Torm underscored its conservative financial footing, with net interest-bearing debt of USD 848 million and a net loan-to-value ratio of 29.4%, comfortably within its 25%–30% target band. Only USD 135 million of debt matures in the next 12 months, while roughly 70% of Q1 2026 earnings days are already covered at attractive TCEs, providing good visibility into near-term cash generation.

Earnings Moderation vs Exceptional 2024

Management repeatedly acknowledged that earnings have eased from the exceptional peaks of 2024, and 2025 did not replicate those all-time highs. Even so, they emphasized that current results remain robust in historical context, suggesting that investors should view the step-down as a normalization rather than a downturn in underlying market fundamentals.

Sanctions Reducing Clean-Tanker Supply

A key structural theme was the impact of sanctions on effective tanker supply, with more than 200 Aframax and LR2 vessels sanctioned in 2025—about three and a half times that segment’s newbuilding deliveries. Roughly one in four ships in the combined Aframax and LR2 fleet is now under Western sanctions, and with 60% of those vessels over 20 years old, many may never return to mainstream trades.

Disconnect Between Fleet Growth and Clean Capacity

Despite headline fleet growth, management highlighted that effective capacity for transporting clean products has actually shrunk. Since early 2024 the nominal product tanker fleet expanded by about 8%, but capacity trading clean cargoes is estimated to be 1% lower as sanctioned vessels migrate into “dirty” trades, tightening availability for refined product shipping.
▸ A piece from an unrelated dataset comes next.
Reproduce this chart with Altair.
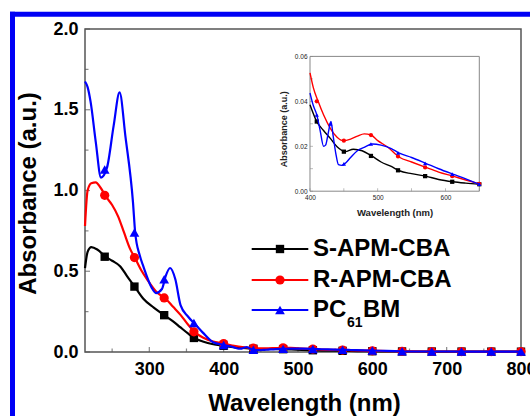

Regional Trade Disruption and Mixed Route Volumes

Trade flows remain unsettled, with Middle East–Asia to Europe volumes starting the year roughly 30% below pre-disruption levels, altering ton-mile demand. At the same time, the share of volumes routed via the Red Sea has jumped from under 10% in 2024 to around 40% in 2025, introducing additional uncertainty over future routing patterns and voyage lengths.

Rising Asset Prices Make Acquisitions Harder

While recent vessel purchases have been strongly accretive, the company warned that sharply higher secondhand prices are shrinking the pool of attractive deals. With some newly acquired ships already up around 20% in value, management now sees fewer opportunities to add tonnage at compelling returns, which could slow future fleet expansion.
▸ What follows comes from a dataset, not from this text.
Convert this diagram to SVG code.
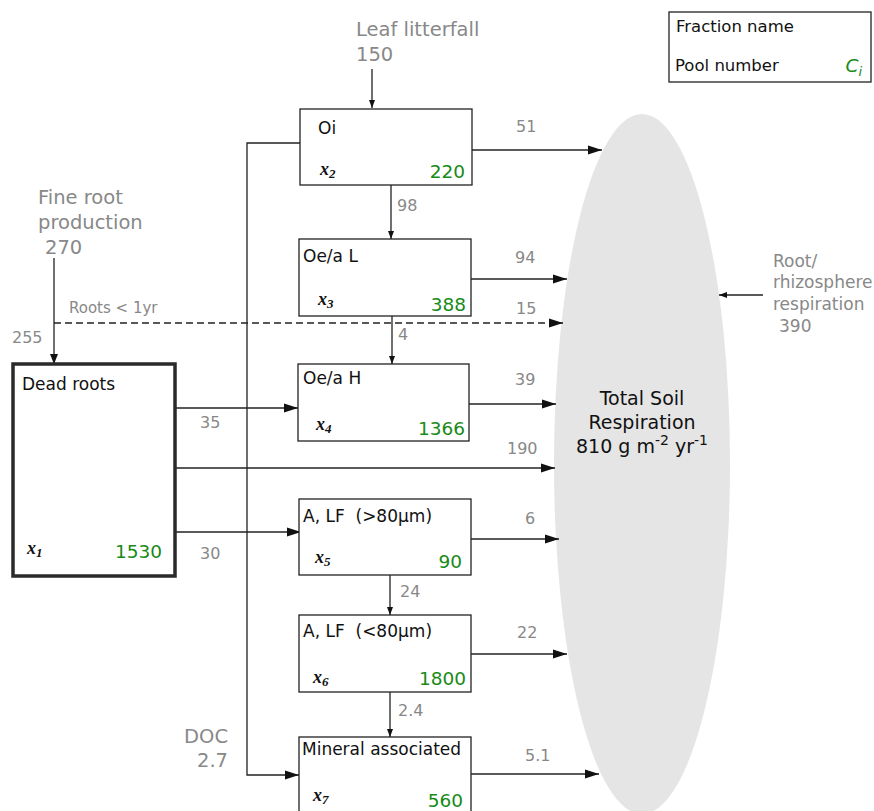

Geopolitical Uncertainty and Policy Risk

The call also flagged mounting geopolitical and regulatory risks, ranging from sanctions enforcement to the EU’s ban on Russian crude and related services. These measures are reshaping trading patterns and the pool of eligible vessels, and management suggested that such interventions may prolong market inefficiencies and delay any full normalization of product tanker dynamics.

Guidance and Outlook for 2026

Looking ahead, Torm enters 2026 with substantial earnings visibility, having covered about 70% of Q1 days at an average TCE near USD 35,000 per day and using forward curves for the balance. On this basis, the company guides to full-year TCE between USD 850 million and USD 1.25 billion and EBITDA of USD 500 million to USD 900 million, supported by a USD 3.2 billion fleet valuation and modest leverage around 29.4% LTV.
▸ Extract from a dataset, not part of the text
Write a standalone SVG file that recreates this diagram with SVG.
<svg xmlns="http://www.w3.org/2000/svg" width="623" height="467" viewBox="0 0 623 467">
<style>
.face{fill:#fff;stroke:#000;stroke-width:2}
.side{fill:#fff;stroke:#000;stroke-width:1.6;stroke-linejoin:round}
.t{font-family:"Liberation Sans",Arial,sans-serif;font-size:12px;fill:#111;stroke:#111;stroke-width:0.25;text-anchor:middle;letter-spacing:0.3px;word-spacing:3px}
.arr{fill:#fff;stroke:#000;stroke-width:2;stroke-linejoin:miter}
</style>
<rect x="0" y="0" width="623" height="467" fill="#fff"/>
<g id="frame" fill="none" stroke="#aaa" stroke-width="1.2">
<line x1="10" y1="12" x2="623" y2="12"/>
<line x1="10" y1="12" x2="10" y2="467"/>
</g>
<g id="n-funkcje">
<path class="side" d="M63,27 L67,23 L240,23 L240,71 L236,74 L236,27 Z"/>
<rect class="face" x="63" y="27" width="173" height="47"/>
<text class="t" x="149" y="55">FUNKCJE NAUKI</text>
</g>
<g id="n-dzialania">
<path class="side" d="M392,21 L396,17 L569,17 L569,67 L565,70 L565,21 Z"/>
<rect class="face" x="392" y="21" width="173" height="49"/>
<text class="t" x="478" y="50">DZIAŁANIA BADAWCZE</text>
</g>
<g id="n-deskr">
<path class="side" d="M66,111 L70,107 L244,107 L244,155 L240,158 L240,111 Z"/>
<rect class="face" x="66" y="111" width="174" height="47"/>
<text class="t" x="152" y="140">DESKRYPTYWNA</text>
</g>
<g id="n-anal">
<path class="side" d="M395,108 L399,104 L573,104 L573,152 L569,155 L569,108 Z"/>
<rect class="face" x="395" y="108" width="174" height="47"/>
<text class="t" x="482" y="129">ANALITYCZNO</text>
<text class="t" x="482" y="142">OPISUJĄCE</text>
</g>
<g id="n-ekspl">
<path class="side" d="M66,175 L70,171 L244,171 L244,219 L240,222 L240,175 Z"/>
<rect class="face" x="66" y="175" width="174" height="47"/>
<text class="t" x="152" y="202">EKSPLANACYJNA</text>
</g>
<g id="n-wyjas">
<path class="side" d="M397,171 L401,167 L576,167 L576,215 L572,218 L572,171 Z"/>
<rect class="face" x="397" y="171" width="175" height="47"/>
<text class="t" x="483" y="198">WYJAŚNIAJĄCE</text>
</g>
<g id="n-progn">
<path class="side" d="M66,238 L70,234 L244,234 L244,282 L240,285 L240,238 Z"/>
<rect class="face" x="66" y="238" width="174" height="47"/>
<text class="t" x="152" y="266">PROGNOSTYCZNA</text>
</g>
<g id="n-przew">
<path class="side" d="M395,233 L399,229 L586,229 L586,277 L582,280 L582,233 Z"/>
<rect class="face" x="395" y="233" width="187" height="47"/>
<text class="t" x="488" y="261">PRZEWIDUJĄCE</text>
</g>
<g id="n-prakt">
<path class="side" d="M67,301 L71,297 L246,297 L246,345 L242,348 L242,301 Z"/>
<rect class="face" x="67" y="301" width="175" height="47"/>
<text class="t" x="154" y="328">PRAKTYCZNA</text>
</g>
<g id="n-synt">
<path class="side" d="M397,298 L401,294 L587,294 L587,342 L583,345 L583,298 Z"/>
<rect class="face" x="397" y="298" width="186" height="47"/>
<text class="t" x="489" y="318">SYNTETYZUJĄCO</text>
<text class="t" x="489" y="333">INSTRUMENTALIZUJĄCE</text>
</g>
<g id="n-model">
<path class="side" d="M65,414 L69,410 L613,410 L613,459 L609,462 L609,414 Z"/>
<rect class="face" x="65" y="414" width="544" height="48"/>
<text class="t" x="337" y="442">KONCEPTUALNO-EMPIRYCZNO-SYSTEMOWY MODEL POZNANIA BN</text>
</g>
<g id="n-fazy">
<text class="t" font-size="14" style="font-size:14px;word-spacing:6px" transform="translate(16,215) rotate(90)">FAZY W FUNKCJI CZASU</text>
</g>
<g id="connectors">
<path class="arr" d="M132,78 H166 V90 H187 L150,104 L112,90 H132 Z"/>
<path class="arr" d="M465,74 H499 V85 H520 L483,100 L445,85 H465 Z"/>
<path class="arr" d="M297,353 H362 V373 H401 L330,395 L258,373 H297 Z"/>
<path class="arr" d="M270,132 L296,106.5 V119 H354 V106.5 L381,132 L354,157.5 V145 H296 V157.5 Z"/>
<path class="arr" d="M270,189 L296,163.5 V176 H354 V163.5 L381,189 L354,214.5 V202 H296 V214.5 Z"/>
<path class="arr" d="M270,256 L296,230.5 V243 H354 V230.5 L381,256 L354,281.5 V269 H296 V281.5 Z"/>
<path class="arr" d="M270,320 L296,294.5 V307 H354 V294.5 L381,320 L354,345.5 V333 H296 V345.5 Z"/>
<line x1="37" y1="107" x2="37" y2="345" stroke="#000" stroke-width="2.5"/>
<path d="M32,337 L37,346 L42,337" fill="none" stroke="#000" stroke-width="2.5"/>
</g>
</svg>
Torm’s earnings call painted a picture of a company navigating a normalized yet still attractive market, underpinned by strong cash flows, disciplined dividends, and appreciating assets. While sanctions, trade disruptions, and rich asset prices pose challenges, the firm’s solid balance sheet and clear 2026 guidance suggest it remains well positioned to deliver for investors in a complex tanker landscape.